There was just one slight whiff of overt dissatisfaction; the then Archbishop of Cardiff did not conceal that Welsh Catholics were rather disappointed that the Sovereign Pontiff's itinerary had not included the Principality. Hardly surprising. I didn't blame His Grace for giving everyone, in completely justified retaliation, an extensive experience of the Welsh Language! Served them right! I would have done exactly the same. 

And I had felt that Pope Benedict should have been allowed to go to Walsingham; I recall that his Predecessor had also wished to go there, and was irritated to be prohibited (you may remember that, as a consolation prize, S John Paul II was told that our Lady of Walsingham would be at his main Mass; he couldn't see her statue when he arrived to celebrate Mass, and gave peremptory instructions that she should at once be moved onto the Altar itself).

I expect the English Bishops felt a bit ashamed to show Roman Pontiffs the distinctly shabby 1960s Catholic shrine at Walsingham, especially as they would probably have had to allow them to peep inside the gloriously 1930s and Tridentine Anglican shrine. Happily, they subsequently took matters in hand by giving the Catholic Shrine to the admirable Mgr Armstrong as Administrator; now Philip Moger has the job. He is a Protonotary Apostolic, which guarantees that he must be a good thing. I trust that by the next time I get to the Vale of the Stiffkey, that great horrible barn will have been transformed by the addition of fifteen 'Rosary' altars for all the Vetus Ordo Masses that the younger generation of clergy will be queuing up to celebrate. Bagsie me, Fathers, the Annunciation. I will hope for a grand reredos with pillars of (at least) scagliola and a magnificent painting by (at least Studio of) Tiepolo.

And Oxford. I wonder why Pope Benedict didn't come here? Could it have anything to do with the aggressive secularism of so many in the modern University? Or were the English bishops opposed? When preaching the University Sermon in Latin in the University Church (the sort of thing that still happens once a year in Oxford) in the January after the papal visit to England, I lamented at some length on the sadness that so very erudite a Pontiff should not be able to visit this great shrine of all the scientiae, and to see Newman's Altar and Newman's Pulpit (which I was at that moment preaching from).

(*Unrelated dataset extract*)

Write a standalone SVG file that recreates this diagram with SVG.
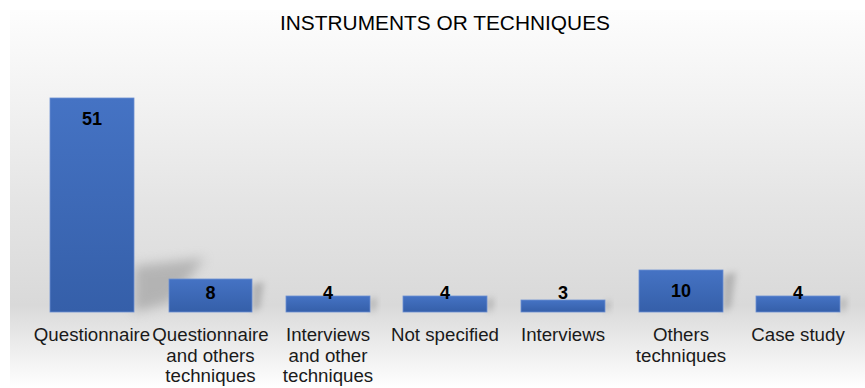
<svg xmlns="http://www.w3.org/2000/svg" width="865" height="388" viewBox="0 0 865 388">
<defs>
<linearGradient id="bg" x1="0" y1="10" x2="0" y2="388" gradientUnits="userSpaceOnUse">
<stop offset="0" stop-color="#fdfdfd"/>
<stop offset="0.24" stop-color="#f2f2f2"/>
<stop offset="0.5" stop-color="#e5e5e5"/>
<stop offset="0.78" stop-color="#d9d9d9"/>
<stop offset="1" stop-color="#ffffff"/>
</linearGradient>
<linearGradient id="bar" x1="0" y1="0" x2="0" y2="1">
<stop offset="0" stop-color="#4573c4"/>
<stop offset="1" stop-color="#355fa9"/>
</linearGradient>
<filter id="blur" x="-50%" y="-50%" width="200%" height="200%">
<feGaussianBlur stdDeviation="6"/>
</filter>
<filter id="blur2" x="-50%" y="-50%" width="200%" height="200%">
<feGaussianBlur stdDeviation="3"/>
</filter>
<style>
.bar{fill:url(#bar);stroke:#6b8fd3;stroke-width:0.8}
.shadow{fill:#8c8c8c;opacity:0.5}
.val{font-family:"Liberation Sans",Arial,sans-serif;font-size:18px;font-weight:bold;fill:#000;text-anchor:middle}
.lab{font-family:"Liberation Sans",Arial,sans-serif;font-size:18.7px;fill:#1a1a1a;text-anchor:middle}
.title{font-family:"Liberation Sans",Arial,sans-serif;font-size:20px;fill:#000;text-anchor:middle}
</style>
</defs>
<rect x="10" y="10" width="855" height="378" fill="url(#bg)"/>
<text class="title" x="445" y="30" textLength="330" lengthAdjust="spacingAndGlyphs">INSTRUMENTS OR TECHNIQUES</text>
<g id="shadows">
<polygon class="shadow" filter="url(#blur)" points="134,312 134,266 205,258 170,302"/>
<polygon class="shadow" filter="url(#blur2)" points="252,312 252,284 264,282 260,308"/>
<polygon class="shadow" filter="url(#blur2)" points="370,312 370,299 377,298 375,310"/>
<polygon class="shadow" filter="url(#blur2)" points="487,312 487,299 494,298 492,310"/>
<polygon class="shadow" filter="url(#blur2)" points="605,312 605,302 611,301 609,310"/>
<polygon class="shadow" filter="url(#blur2)" points="723,312 723,275 736,272 731,307"/>
<polygon class="shadow" filter="url(#blur2)" points="840,312 840,299 847,298 845,310"/>
</g>
<g id="n1"><rect class="bar" x="50" y="98" width="84" height="214"/><text class="val" x="92" y="125">51</text><text class="lab" x="92" y="341">Questionnaire</text></g>
<g id="n2"><rect class="bar" x="169" y="279" width="83" height="33"/><text class="val" x="210.5" y="299">8</text><text class="lab" x="210.5" y="341">Questionnaire</text><text class="lab" x="210.5" y="362">and others</text><text class="lab" x="210.5" y="382">techniques</text></g>
<g id="n3"><rect class="bar" x="286" y="296" width="84" height="16"/><text class="val" x="328" y="299">4</text><text class="lab" x="328" y="341">Interviews</text><text class="lab" x="328" y="362">and other</text><text class="lab" x="328" y="382">techniques</text></g>
<g id="n4"><rect class="bar" x="403" y="296" width="84" height="16"/><text class="val" x="445" y="299">4</text><text class="lab" x="445" y="341">Not specified</text></g>
<g id="n5"><rect class="bar" x="521" y="300" width="84" height="12"/><text class="val" x="563" y="299">3</text><text class="lab" x="563" y="341">Interviews</text></g>
<g id="n6"><rect class="bar" x="639" y="270" width="84" height="42"/><text class="val" x="681" y="297">10</text><text class="lab" x="681" y="341">Others</text><text class="lab" x="681" y="362">techniques</text></g>
<g id="n7"><rect class="bar" x="756" y="296" width="84" height="16"/><text class="val" x="798" y="299">4</text><text class="lab" x="798" y="341">Case study</text></g>
<g id="connectors"></g>
</svg>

I still think the same. And Benedict XVI would have been the first to understand that Saint John Henry belongs to  Anglicans as well as to Catholics, and that Oxford is the symbol of that.

Cardinal Manning might have agreed as well ... you remember his criticism of Newman ... "the old Oxford literary Patristic tone" ... 

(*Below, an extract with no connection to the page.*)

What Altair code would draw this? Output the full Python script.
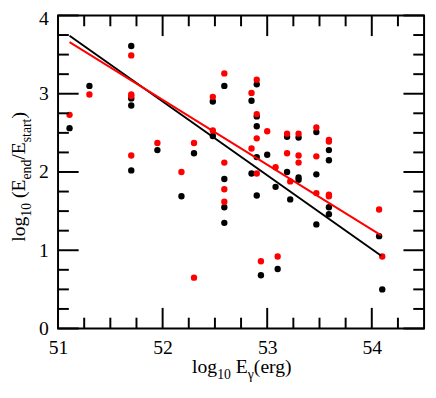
import altair as alt
import pandas as pd

# ---------------- data ----------------
x_black = [51.11, 51.30, 51.70, 51.70, 51.70, 51.70, 51.95, 52.18, 52.30, 52.48,
           52.48, 52.59, 52.59, 52.59, 52.59, 52.85, 52.85, 52.90, 52.90, 52.90,
           52.90, 52.90, 52.94, 53.00, 53.08, 53.10, 53.19, 53.19, 53.22, 53.30,
           53.30, 53.30, 53.47, 53.47, 53.47, 53.59, 53.59, 53.59, 53.59, 54.07,
           54.10]
y_black = [2.56, 3.10, 3.61, 2.94, 2.85, 2.02, 2.28, 1.69, 2.24, 2.90,
           2.46, 3.10, 1.91, 1.55, 1.35, 2.91, 1.98, 3.12, 2.71, 2.585,
           2.19, 1.70, 0.68, 2.22, 1.81, 0.76, 2.45, 2.00, 1.65, 2.44,
           1.93, 1.90, 2.51, 1.97, 1.33, 2.28, 2.15, 1.55, 1.46, 1.18,
           0.50]
x_red = [51.11, 51.30, 51.70, 51.70, 51.70, 51.70, 51.95, 52.18, 52.30, 52.30,
         52.48, 52.48, 52.59, 52.59, 52.59, 52.59, 52.85, 52.85, 52.90, 52.90,
         52.90, 52.90, 52.94, 53.00, 53.08, 53.10, 53.19, 53.19, 53.22, 53.30,
         53.30, 53.30, 53.47, 53.47, 53.47, 53.59, 53.59, 53.59, 53.59, 54.07,
         54.10]
y_red = [2.73, 2.99, 3.49, 2.99, 2.97, 2.21, 2.37, 2.00, 2.37, 0.65,
         2.96, 2.53, 3.26, 2.12, 1.78, 1.62, 3.01, 2.30, 3.18, 2.74,
         2.43, 1.98, 0.86, 2.52, 2.06, 0.92, 2.49, 2.24, 1.88, 2.49,
         2.21, 2.12, 2.57, 2.20, 1.73, 2.41, 2.39, 1.71, 1.69, 1.52,
         0.92]

fit_x = [51.11, 54.09]
fit_black = [3.74, 0.93]
fit_red = [3.66, 1.19]

x_major = [51, 52, 53, 54]
x_minor = [51.25, 51.5, 51.75, 52.25, 52.5, 52.75, 53.25, 53.5, 53.75, 54.25]
y_major = [0, 1, 2, 3, 4]
y_minor = [0.25, 0.5, 0.75, 1.25, 1.5, 1.75, 2.25, 2.5, 2.75, 3.25, 3.5, 3.75]

x_title = [("log", "main"), ("10", "sub"), (" ", "main"), ("E", "main"),
           ("\u03b3", "sub"), ("(erg)", "main")]
y_title = [("log", "main"), ("10", "sub"), (" ", "main"), ("(E", "main"),
           ("end", "sub"), ("/E", "main"), ("start", "sub"), (")", "main")]

# ---------------- style ----------------
FONT = "Liberation Serif"
W, H = 373, 319
MAIN, SUB, SHIFT = 20, 14, 6
MAJ, MIN = 21, 11

xscale = alt.Scale(domain=[51, 54.5], nice=False, zero=False)
yscale = alt.Scale(domain=[0, 4], nice=False, zero=False)
xaxis = alt.Axis(values=x_major, ticks=False, domain=False, grid=False, title=None,
                 labelFont=FONT, labelFontSize=MAIN, labelColor="black",
                 labelPadding=9, labelFlush=False, labelOverlap=False, format="d")
yaxis = alt.Axis(values=y_major, ticks=False, domain=False, grid=False, title=None,
                 labelFont=FONT, labelFontSize=MAIN, labelColor="black",
                 labelPadding=10, labelFlush=False, labelOverlap=False, format="d",
                 labelOffset={"condition": {"test": "datum.value === 4", "value": 3},
                              "value": 0})


def X(f):
    return alt.X(f"{f}:Q", scale=xscale, axis=xaxis)


def Y(f):
    return alt.Y(f"{f}:Q", scale=yscale, axis=yaxis)


layers = []
for xs, ys, col in [(x_black, y_black, "black"), (x_red, y_red, "#ff0000")]:
    df = pd.DataFrame({"x": xs, "y": ys})
    layers.append(alt.Chart(df).mark_circle(size=42, color=col, opacity=1)
                  .encode(x=X("x"), y=Y("y")))

for ys, col in [(fit_black, "black"), (fit_red, "#ff0000")]:
    df = pd.DataFrame({"x": fit_x, "y": ys})
    layers.append(alt.Chart(df).mark_line(color=col, strokeWidth=2)
                  .encode(x=X("x"), y=Y("y")))

# inward ticks on all four sides
for vals, ln in [(x_major, MAJ), (x_minor, MIN)]:
    df = pd.DataFrame({"x": vals})
    for y0, y1 in [(H, H - ln), (0, ln)]:
        layers.append(alt.Chart(df).mark_rule(color="black", strokeWidth=2)
                      .encode(x=X("x"), y=alt.value(y0), y2=alt.value(y1)))
for vals, ln in [(y_major, MAJ), (y_minor, MIN)]:
    df = pd.DataFrame({"y": vals})
    for x0, x1 in [(0, ln), (W, W - ln)]:
        layers.append(alt.Chart(df).mark_rule(color="black", strokeWidth=2)
                      .encode(y=Y("y"), x=alt.value(x0), x2=alt.value(x1)))

# axis titles with real subscripts
EM = {"l": .278, "o": .5, "g": .5, "1": .5, "0": .5, " ": .25, "(": .333, ")": .333,
      "E": .611, "e": .444, "n": .5, "d": .5, "/": .278, "s": .389, "t": .278,
      "a": .444, "r": .333, "\u03b3": .44}


def width(txt, size):
    return sum(EM.get(c, .5) for c in txt) * size


one = pd.DataFrame({"a": [0]})

# x title
total = sum(width(t, MAIN if k == "main" else SUB) for t, k in x_title)
cx, base = W / 2 + 1, H + 45
pos = cx - total / 2
for t, k in x_title:
    size = MAIN if k == "main" else SUB
    if t.strip():
        layers.append(alt.Chart(one).mark_text(
            align="left", baseline="alphabetic", font=FONT, fontSize=size, color="black")
            .encode(x=alt.value(pos), y=alt.value(base + (SHIFT if k == "sub" else 0)),
                    text=alt.value(t)))
    pos += width(t, size)

# y title (rotated)
total = sum(width(t, MAIN if k == "main" else SUB) for t, k in y_title)
cy, basex = H / 2 + 5, -34
pos = cy + total / 2
for t, k in y_title:
    size = MAIN if k == "main" else SUB
    if t.strip():
        layers.append(alt.Chart(one).mark_text(
            align="left", baseline="alphabetic", angle=270, font=FONT, fontSize=size,
            color="black")
            .encode(x=alt.value(basex + (SHIFT if k == "sub" else 0)), y=alt.value(pos),
                    text=alt.value(t)))
    pos -= width(t, size)

chart = alt.layer(*layers).properties(
    width=W, height=H,
    padding={"left": 51, "top": 4, "right": 4, "bottom": 56},
    autosize=alt.AutoSizeParams(type="none"),
).configure_view(stroke="black", strokeWidth=2)

chart.save("out.html", embed_options={"renderer": "svg", "actions": False})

Such crimes! ... such blessings ...



4 comments:

Retired Judge said...

(1) I think that the Welsh prelate was the then Bishop of Wrexham.

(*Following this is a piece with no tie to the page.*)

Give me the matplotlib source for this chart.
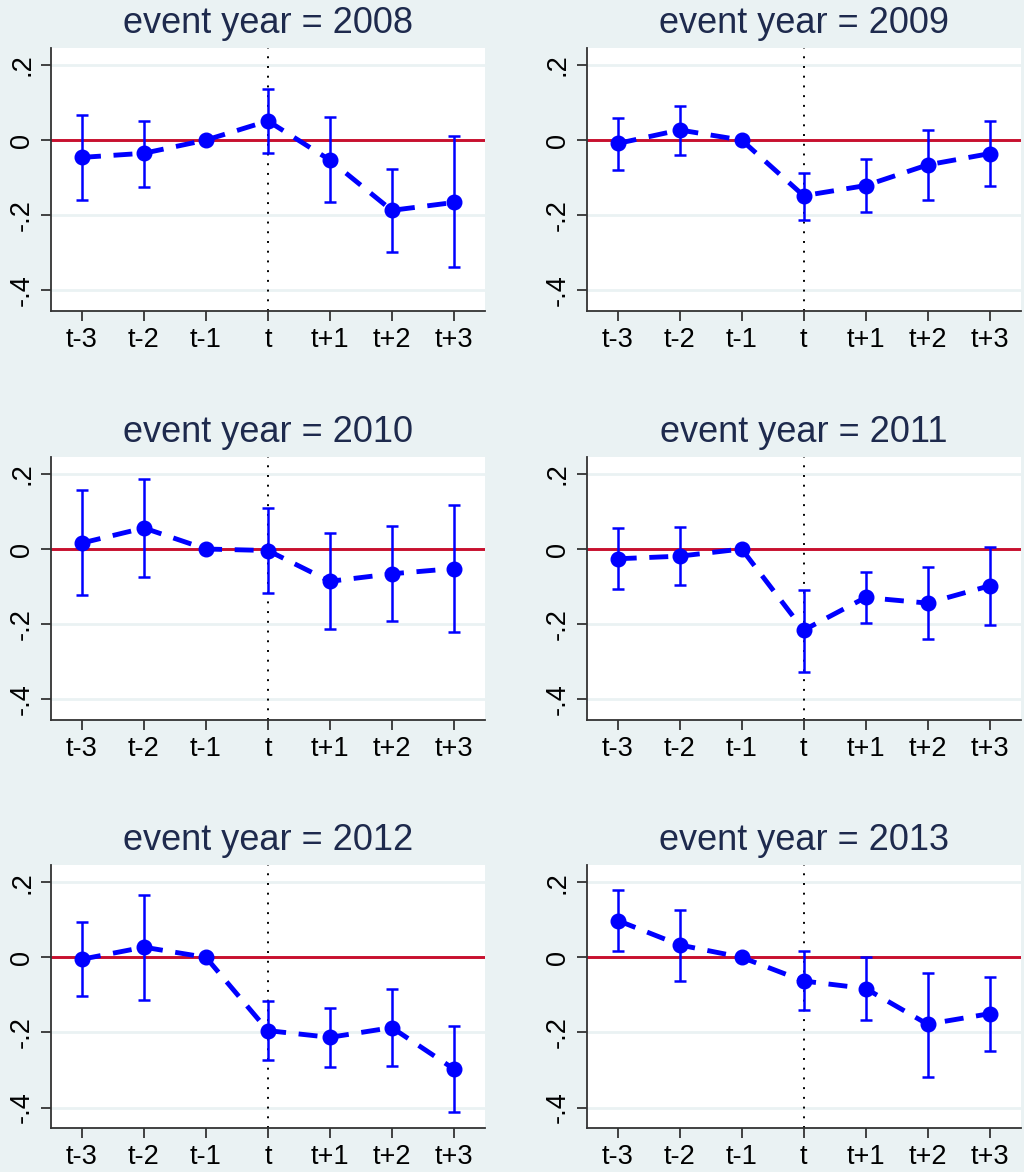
import numpy as np
import matplotlib
matplotlib.use('Agg')
import matplotlib.pyplot as plt

# event-time labels, t-1 is the omitted reference year
periods = ['t-3', 't-2', 't-1', 't', 't+1', 't+2', 't+3']
event_years = [2008, 2009, 2010, 2011, 2012, 2013]

# point estimates per event year
coef_2008 = [-0.046, -0.035, 0.0, 0.051, -0.053, -0.187, -0.166]
coef_2009 = [-0.009, 0.027, 0.0, -0.148, -0.121, -0.066, -0.036]
coef_2010 = [0.016, 0.056, 0.0, -0.004, -0.086, -0.066, -0.052]
coef_2011 = [-0.026, -0.019, 0.0, -0.216, -0.129, -0.144, -0.098]
coef_2012 = [-0.005, 0.027, 0.0, -0.195, -0.213, -0.187, -0.297]
coef_2013 = [0.098, 0.033, 0.0, -0.063, -0.083, -0.178, -0.150]

# 95% ci bounds (None for the reference year)
lo_2008 = [-0.159, -0.124, None, -0.035, -0.166, -0.298, -0.339]
hi_2008 = [0.066, 0.052, None, 0.137, 0.062, -0.077, 0.010]
lo_2009 = [-0.079, -0.040, None, -0.212, -0.191, -0.160, -0.121]
hi_2009 = [0.059, 0.091, None, -0.087, -0.050, 0.028, 0.051]
lo_2010 = [-0.123, -0.074, None, -0.117, -0.213, -0.191, -0.222]
hi_2010 = [0.158, 0.186, None, 0.109, 0.042, 0.060, 0.118]
lo_2011 = [-0.106, -0.095, None, -0.327, -0.198, -0.239, -0.202]
hi_2011 = [0.055, 0.059, None, -0.109, -0.062, -0.049, 0.006]
lo_2012 = [-0.103, -0.114, None, -0.272, -0.293, -0.289, -0.411]
hi_2012 = [0.093, 0.165, None, -0.117, -0.134, -0.085, -0.184]
lo_2013 = [0.016, -0.062, None, -0.141, -0.167, -0.318, -0.248]
hi_2013 = [0.178, 0.127, None, 0.016, 0.002, -0.041, -0.052]

coefs = [coef_2008, coef_2009, coef_2010, coef_2011, coef_2012, coef_2013]
lows = [lo_2008, lo_2009, lo_2010, lo_2011, lo_2012, lo_2013]
highs = [hi_2008, hi_2009, hi_2010, hi_2011, hi_2012, hi_2013]

yticks = [0.2, 0.0, -0.2, -0.4]
ytick_labels = ['.2', '0', '-.2', '-.4']

bg = '#eaf2f3'
blue = '#0000ff'
red = '#c8102e'
navy = '#1e2a4d'

plt.rcParams['font.family'] = ['Liberation Sans', 'DejaVu Sans']

fig = plt.figure(figsize=(10.24, 11.72), dpi=100, facecolor=bg)

# axes boxes in figure fractions: [left, bottom, width, height]
col_left = [0.0498, 0.573]
row_bottom = [0.7346, 0.3857, 0.0373]
ax_w = 0.4236
ax_h = 0.2244

x = np.arange(len(periods)) - 3

for k, yr in enumerate(event_years):
    r, c = divmod(k, 2)
    ax = fig.add_axes([col_left[c], row_bottom[r], ax_w, ax_h])
    ax.set_facecolor('white')

    # grid lines in the background colour
    for yv in yticks:
        ax.axhline(yv, color=bg, lw=2, zorder=0)

    ax.axhline(0, color=red, lw=2.1, zorder=1)
    ax.axvline(0, color='black', lw=1.4, linestyle=(0, (1, 4.0)), zorder=1)

    y = np.array(coefs[k])
    lo = lows[k]
    hi = highs[k]
    idx = [i for i in range(len(periods)) if lo[i] is not None]
    ylo = np.array([lo[i] for i in idx])
    yhi = np.array([hi[i] for i in idx])
    yc = y[idx]
    ax.errorbar(x[idx], yc, yerr=[yc - ylo, yhi - yc], fmt='none',
                ecolor=blue, elinewidth=1.8, capsize=4.4, capthick=1.8, zorder=2)

    ax.plot(x, y, color=blue, lw=3.5, dashes=(3.9, 2.6), marker='o',
            markersize=10.5, markerfacecolor=blue, markeredgecolor=blue, zorder=3)

    ax.set_xlim(-3.5, 3.5)
    ax.set_ylim(-0.455, 0.245)
    ax.set_xticks(x)
    ax.set_xticklabels(periods, fontsize=19.5)
    ax.set_yticks(yticks)
    ax.set_yticklabels(ytick_labels, fontsize=19.5, rotation=90, va='center')

    for s in ['top', 'right']:
        ax.spines[s].set_visible(False)
    for s in ['left', 'bottom']:
        ax.spines[s].set_color('#333333')
        ax.spines[s].set_linewidth(1.3)
    ax.tick_params(axis='both', length=7.5, width=1.3, color='#333333',
                   labelcolor='black', pad=4)

    ax.set_title('event year = %d' % yr, fontsize=26, color=navy, pad=11)

fig.savefig('out.png', dpi=100, facecolor=bg)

(2) Philip Moger was an outstanding Dean of Leeds Cathedral.

dunstan said...

Armstrong? Do you mean Armitage?

E sapelion said...

No I was not aware of the incident with the statue of OLW. I was told by someone close by in the procession, of Archbishop Marcinkus attempting to steer JPII and receiving the papal elbow forcibly in the ribs. He noted that with some pleasure, having found Marcinkus massively irritating during the preparations for the visit.

Unknown said...

I was told - but haven’t checked it’s validity - that the reason Pope Benedict did NOT visit Oxford was because an honorary degree had been removed from him.
The University was minded to award him one; but fell under political pressure to ‘ask the opinion’ of the Theological faculty: Being Modernists in disguise they thought Benedict was far too orthodox and shouldn’t be given such recognition.
An adviser to the Oxford Tourist Board claimed that the non-visit of Benedict caused both the town and University a loss of £10 million.